### Given task
In the listing below, locate the line with "Convert this chart to matplotlib code." and the line with "color=red, linewidths=0, zorder=3)", then output both and everything between them exactly, minus any pictures.

---------- Exercise input

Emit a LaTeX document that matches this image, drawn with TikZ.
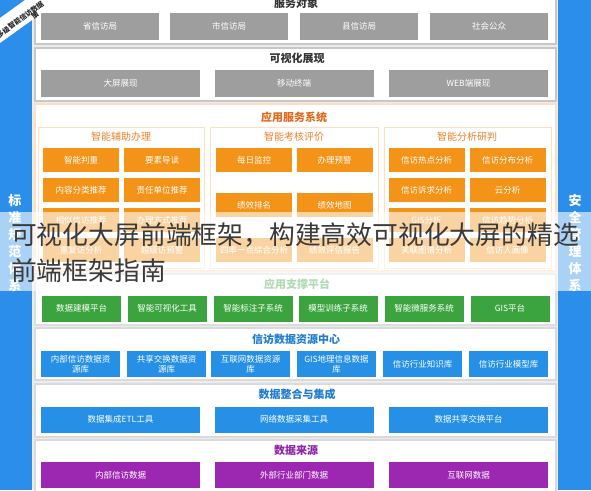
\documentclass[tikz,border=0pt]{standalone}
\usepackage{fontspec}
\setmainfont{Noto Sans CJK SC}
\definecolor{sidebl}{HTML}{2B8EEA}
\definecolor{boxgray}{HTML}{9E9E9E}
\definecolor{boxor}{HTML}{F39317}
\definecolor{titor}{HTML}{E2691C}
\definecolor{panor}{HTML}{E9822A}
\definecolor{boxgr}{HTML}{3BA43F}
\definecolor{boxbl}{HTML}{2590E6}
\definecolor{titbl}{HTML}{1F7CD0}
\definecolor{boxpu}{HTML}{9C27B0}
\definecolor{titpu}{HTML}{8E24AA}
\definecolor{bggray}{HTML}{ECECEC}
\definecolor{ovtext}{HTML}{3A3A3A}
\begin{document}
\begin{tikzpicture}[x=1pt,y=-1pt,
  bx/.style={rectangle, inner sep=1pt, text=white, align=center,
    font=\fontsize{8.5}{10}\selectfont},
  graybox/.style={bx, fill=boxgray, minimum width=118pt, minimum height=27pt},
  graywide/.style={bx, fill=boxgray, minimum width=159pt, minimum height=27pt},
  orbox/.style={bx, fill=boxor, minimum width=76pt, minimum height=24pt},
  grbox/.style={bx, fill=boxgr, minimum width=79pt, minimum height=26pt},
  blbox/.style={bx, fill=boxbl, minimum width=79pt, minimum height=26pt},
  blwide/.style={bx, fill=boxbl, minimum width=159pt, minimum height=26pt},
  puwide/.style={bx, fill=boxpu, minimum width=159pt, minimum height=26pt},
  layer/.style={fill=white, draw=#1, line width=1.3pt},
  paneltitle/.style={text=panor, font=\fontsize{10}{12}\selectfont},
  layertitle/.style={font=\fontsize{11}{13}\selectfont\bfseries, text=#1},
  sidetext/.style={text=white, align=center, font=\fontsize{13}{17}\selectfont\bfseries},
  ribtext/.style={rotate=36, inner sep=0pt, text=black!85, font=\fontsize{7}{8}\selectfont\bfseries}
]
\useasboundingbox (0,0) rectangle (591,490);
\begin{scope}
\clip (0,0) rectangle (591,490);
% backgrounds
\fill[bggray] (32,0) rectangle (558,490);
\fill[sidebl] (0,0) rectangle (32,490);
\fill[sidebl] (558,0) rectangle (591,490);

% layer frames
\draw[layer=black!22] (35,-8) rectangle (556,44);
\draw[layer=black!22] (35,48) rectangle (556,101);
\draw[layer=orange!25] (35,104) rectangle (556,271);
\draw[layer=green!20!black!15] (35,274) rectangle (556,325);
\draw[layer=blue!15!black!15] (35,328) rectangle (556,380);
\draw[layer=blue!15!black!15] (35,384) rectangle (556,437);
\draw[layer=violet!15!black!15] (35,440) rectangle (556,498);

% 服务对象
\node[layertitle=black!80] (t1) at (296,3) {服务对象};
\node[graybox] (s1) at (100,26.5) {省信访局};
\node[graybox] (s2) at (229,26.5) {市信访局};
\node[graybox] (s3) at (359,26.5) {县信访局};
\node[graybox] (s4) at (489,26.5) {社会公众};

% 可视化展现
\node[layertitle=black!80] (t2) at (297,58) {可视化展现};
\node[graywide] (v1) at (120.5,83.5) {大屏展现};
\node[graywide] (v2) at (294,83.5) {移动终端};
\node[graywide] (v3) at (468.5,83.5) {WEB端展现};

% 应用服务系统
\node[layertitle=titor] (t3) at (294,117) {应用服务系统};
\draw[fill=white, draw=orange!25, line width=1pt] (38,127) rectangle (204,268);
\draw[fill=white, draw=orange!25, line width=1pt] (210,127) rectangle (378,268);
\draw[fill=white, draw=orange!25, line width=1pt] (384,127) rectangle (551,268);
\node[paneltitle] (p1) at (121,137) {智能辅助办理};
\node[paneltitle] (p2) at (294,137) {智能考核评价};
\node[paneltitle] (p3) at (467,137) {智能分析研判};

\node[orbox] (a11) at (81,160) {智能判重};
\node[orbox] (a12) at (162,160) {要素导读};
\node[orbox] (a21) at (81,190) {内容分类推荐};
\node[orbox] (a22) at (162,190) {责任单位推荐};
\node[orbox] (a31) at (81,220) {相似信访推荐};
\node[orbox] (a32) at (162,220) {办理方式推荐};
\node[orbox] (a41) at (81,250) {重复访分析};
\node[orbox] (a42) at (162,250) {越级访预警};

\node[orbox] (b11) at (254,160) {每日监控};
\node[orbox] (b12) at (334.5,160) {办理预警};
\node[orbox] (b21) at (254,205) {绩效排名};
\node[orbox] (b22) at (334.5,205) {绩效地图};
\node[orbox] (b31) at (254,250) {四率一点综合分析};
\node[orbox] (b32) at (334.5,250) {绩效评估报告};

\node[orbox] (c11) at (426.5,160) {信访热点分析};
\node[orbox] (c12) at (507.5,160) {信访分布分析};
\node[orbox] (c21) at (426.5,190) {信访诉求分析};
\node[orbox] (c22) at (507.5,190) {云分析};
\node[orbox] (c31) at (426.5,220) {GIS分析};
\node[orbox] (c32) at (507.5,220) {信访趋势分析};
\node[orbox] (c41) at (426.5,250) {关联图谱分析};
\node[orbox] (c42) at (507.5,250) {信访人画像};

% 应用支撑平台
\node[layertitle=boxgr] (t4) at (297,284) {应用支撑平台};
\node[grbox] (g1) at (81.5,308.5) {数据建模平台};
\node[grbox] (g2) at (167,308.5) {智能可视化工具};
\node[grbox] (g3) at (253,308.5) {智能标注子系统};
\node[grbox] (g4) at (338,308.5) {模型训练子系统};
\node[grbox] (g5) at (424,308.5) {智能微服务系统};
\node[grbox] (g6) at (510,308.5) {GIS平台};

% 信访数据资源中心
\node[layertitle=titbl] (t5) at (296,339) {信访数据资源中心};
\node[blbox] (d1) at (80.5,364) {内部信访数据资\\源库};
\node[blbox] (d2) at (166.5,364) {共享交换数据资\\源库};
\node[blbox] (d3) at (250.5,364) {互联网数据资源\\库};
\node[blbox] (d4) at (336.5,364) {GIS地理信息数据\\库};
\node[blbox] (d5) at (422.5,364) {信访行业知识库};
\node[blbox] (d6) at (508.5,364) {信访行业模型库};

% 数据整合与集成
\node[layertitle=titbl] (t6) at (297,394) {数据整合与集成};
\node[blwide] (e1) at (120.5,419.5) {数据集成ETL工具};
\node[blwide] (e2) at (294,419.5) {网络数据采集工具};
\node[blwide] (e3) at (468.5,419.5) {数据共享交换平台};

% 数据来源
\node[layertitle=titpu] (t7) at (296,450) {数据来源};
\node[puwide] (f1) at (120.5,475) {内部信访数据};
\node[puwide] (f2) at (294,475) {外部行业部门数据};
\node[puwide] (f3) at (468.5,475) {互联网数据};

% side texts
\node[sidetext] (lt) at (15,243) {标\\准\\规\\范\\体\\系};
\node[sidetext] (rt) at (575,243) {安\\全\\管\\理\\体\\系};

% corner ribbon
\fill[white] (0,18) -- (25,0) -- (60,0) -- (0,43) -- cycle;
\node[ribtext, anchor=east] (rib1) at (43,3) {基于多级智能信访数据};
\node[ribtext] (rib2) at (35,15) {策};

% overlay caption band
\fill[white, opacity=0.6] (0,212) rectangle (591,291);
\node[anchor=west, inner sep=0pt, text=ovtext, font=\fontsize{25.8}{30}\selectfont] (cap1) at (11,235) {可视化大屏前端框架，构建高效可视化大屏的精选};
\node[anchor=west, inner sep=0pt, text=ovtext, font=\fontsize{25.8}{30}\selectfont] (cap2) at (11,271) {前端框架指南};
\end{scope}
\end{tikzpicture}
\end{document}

--------------------
---------- Exercise input

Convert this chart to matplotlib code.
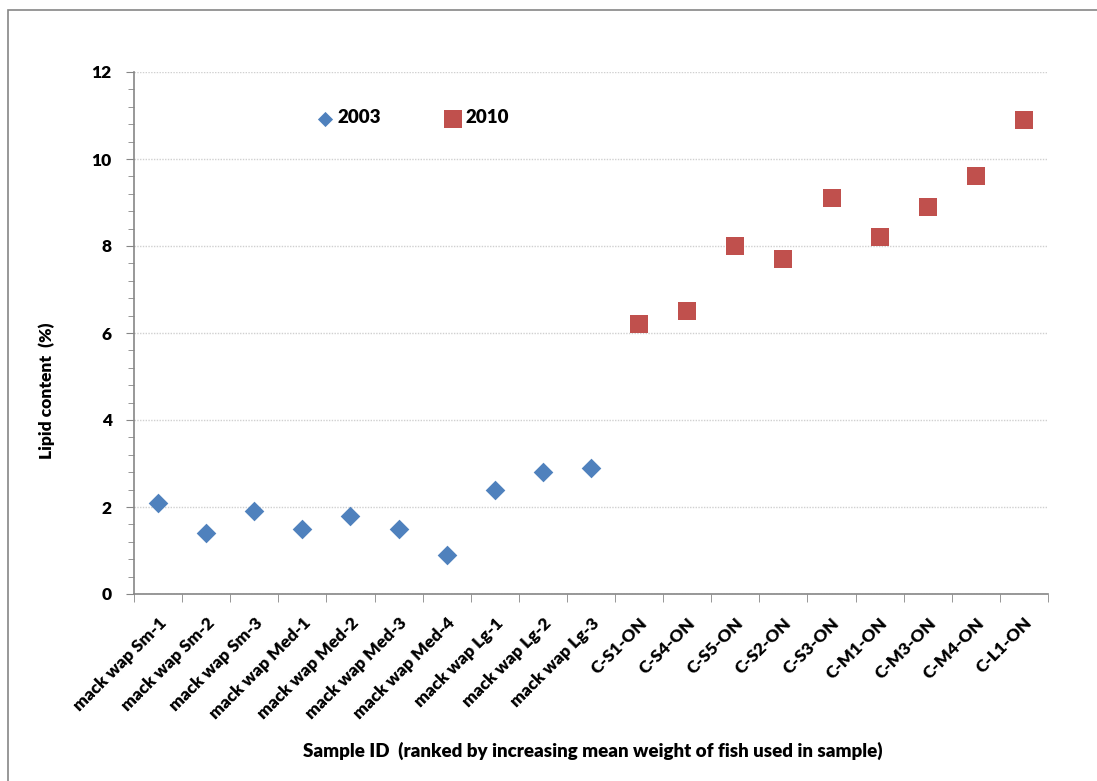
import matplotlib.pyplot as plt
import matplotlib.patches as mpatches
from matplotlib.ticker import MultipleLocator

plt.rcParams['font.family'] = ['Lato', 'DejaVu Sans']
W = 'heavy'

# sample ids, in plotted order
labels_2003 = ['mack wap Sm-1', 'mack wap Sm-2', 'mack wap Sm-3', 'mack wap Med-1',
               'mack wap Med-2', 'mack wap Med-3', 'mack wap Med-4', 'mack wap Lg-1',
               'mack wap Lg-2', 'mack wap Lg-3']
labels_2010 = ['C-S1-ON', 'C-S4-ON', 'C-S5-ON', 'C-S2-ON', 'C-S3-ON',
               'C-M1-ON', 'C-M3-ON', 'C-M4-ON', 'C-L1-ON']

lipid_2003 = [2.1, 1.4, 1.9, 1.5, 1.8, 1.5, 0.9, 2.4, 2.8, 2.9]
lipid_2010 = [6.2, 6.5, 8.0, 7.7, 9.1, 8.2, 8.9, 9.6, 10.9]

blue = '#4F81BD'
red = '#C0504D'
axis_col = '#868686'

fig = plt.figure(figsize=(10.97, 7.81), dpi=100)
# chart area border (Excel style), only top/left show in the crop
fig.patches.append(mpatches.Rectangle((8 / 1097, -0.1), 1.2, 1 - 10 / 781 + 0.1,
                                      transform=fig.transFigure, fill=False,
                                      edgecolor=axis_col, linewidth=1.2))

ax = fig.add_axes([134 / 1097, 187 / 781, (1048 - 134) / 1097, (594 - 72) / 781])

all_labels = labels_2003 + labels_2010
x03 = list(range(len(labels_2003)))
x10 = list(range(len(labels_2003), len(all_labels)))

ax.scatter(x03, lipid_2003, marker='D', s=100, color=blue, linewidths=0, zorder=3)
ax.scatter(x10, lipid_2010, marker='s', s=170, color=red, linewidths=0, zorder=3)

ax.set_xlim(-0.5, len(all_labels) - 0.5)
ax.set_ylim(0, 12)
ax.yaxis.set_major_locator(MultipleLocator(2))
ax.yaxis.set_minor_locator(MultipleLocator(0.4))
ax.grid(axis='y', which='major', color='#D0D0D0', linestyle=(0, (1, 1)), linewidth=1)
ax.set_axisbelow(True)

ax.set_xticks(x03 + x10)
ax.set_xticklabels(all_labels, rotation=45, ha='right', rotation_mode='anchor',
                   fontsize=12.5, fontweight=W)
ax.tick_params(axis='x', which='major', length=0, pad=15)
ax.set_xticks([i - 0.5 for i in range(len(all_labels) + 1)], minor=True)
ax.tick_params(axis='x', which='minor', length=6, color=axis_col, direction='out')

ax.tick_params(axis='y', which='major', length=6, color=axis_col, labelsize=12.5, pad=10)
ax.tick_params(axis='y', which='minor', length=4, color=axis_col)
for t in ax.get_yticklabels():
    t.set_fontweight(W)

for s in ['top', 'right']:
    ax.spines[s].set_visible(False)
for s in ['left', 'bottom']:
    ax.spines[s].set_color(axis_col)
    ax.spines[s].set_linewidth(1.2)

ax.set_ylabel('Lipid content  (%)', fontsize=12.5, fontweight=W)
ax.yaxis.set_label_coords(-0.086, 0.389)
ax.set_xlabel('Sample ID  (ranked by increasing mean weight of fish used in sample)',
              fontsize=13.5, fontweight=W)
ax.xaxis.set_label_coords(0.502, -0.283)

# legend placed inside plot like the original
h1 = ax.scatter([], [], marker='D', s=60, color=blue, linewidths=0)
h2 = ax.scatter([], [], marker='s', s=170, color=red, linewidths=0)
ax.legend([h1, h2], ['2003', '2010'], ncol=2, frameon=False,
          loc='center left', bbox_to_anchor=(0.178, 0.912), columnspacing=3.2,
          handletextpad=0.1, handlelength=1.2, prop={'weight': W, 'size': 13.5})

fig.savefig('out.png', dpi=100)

--------------------

### Response to the task
Convert this chart to matplotlib code.
import matplotlib.pyplot as plt
import matplotlib.patches as mpatches
from matplotlib.ticker import MultipleLocator

plt.rcParams['font.family'] = ['Lato', 'DejaVu Sans']
W = 'heavy'

# sample ids, in plotted order
labels_2003 = ['mack wap Sm-1', 'mack wap Sm-2', 'mack wap Sm-3', 'mack wap Med-1',
               'mack wap Med-2', 'mack wap Med-3', 'mack wap Med-4', 'mack wap Lg-1',
               'mack wap Lg-2', 'mack wap Lg-3']
labels_2010 = ['C-S1-ON', 'C-S4-ON', 'C-S5-ON', 'C-S2-ON', 'C-S3-ON',
               'C-M1-ON', 'C-M3-ON', 'C-M4-ON', 'C-L1-ON']

lipid_2003 = [2.1, 1.4, 1.9, 1.5, 1.8, 1.5, 0.9, 2.4, 2.8, 2.9]
lipid_2010 = [6.2, 6.5, 8.0, 7.7, 9.1, 8.2, 8.9, 9.6, 10.9]

blue = '#4F81BD'
red = '#C0504D'
axis_col = '#868686'

fig = plt.figure(figsize=(10.97, 7.81), dpi=100)
# chart area border (Excel style), only top/left show in the crop
fig.patches.append(mpatches.Rectangle((8 / 1097, -0.1), 1.2, 1 - 10 / 781 + 0.1,
                                      transform=fig.transFigure, fill=False,
                                      edgecolor=axis_col, linewidth=1.2))

ax = fig.add_axes([134 / 1097, 187 / 781, (1048 - 134) / 1097, (594 - 72) / 781])

all_labels = labels_2003 + labels_2010
x03 = list(range(len(labels_2003)))
x10 = list(range(len(labels_2003), len(all_labels)))

ax.scatter(x03, lipid_2003, marker='D', s=100, color=blue, linewidths=0, zorder=3)
ax.scatter(x10, lipid_2010, marker='s', s=170, color=red, linewidths=0, zorder=3)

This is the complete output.